**** RAW DATA ****
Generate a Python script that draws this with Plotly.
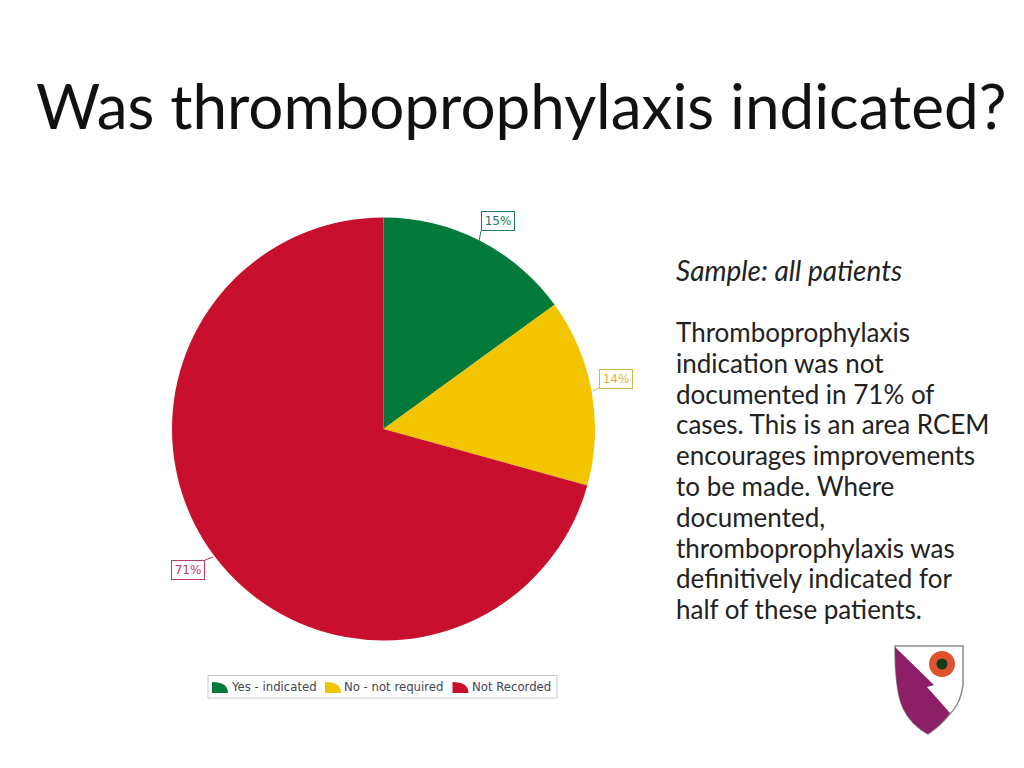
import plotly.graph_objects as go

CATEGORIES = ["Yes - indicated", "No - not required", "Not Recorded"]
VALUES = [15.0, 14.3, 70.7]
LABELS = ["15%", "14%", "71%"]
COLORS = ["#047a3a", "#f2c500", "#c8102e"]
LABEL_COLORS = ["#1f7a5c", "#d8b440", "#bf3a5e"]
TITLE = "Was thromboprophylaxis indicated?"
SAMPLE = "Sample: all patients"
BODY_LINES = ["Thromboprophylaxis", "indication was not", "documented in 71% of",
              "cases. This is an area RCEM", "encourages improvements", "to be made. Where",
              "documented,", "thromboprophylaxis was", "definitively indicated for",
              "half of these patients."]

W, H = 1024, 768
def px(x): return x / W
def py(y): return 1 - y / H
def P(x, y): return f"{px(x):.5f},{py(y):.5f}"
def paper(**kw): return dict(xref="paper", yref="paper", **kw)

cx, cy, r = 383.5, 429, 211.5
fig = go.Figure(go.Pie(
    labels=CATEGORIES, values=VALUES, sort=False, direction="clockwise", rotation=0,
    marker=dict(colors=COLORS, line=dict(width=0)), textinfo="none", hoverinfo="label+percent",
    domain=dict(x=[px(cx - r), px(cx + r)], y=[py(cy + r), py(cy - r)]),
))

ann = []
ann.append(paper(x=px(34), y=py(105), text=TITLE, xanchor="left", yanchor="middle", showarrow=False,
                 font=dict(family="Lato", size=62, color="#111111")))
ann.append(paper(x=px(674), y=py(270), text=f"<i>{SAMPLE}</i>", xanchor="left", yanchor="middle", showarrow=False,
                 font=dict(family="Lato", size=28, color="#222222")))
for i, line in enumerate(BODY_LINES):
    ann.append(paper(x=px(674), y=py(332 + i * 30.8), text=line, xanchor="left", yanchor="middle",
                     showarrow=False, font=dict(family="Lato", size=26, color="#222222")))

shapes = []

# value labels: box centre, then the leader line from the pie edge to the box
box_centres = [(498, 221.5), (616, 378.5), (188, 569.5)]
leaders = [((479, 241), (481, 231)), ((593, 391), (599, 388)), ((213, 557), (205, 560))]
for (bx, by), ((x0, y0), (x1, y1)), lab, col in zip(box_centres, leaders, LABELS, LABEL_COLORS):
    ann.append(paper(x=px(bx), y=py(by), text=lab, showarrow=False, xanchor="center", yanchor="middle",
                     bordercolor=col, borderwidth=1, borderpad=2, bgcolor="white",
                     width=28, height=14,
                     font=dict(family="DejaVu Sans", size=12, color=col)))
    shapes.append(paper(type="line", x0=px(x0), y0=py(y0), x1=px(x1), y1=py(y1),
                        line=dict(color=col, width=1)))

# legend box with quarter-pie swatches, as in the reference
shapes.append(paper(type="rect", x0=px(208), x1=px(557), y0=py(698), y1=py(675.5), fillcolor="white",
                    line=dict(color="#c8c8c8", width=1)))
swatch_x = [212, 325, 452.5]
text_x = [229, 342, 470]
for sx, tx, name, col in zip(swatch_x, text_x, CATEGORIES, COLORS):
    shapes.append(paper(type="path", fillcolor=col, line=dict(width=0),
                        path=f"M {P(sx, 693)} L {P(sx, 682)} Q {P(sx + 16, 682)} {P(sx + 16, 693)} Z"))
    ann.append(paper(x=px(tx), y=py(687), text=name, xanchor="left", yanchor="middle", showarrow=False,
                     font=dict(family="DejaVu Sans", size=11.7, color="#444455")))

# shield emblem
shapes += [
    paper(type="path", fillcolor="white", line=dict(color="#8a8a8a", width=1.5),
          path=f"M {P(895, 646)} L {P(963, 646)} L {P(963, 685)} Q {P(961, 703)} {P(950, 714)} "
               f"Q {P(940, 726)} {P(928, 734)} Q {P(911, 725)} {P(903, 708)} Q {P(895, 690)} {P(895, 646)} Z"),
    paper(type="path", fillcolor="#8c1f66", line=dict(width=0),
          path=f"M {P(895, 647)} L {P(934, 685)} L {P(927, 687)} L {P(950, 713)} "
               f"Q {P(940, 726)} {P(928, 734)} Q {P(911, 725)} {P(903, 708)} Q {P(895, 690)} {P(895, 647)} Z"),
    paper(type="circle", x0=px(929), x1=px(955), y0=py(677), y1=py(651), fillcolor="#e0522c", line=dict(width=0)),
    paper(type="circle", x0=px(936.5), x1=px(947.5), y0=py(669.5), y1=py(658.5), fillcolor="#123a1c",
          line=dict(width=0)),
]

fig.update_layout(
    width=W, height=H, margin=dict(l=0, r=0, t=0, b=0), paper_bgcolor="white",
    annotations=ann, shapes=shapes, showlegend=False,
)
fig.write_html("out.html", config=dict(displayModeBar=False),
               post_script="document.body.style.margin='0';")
****
• TASK TO COMPLETE:
Please restate the material above line by line, exactly, beginning at its first line and ending with the line that contains "import plotly.graph_objects as go", without any pictures.

• EXERCISE RESULT:
Generate a Python script that draws this with Plotly.
import plotly.graph_objects as go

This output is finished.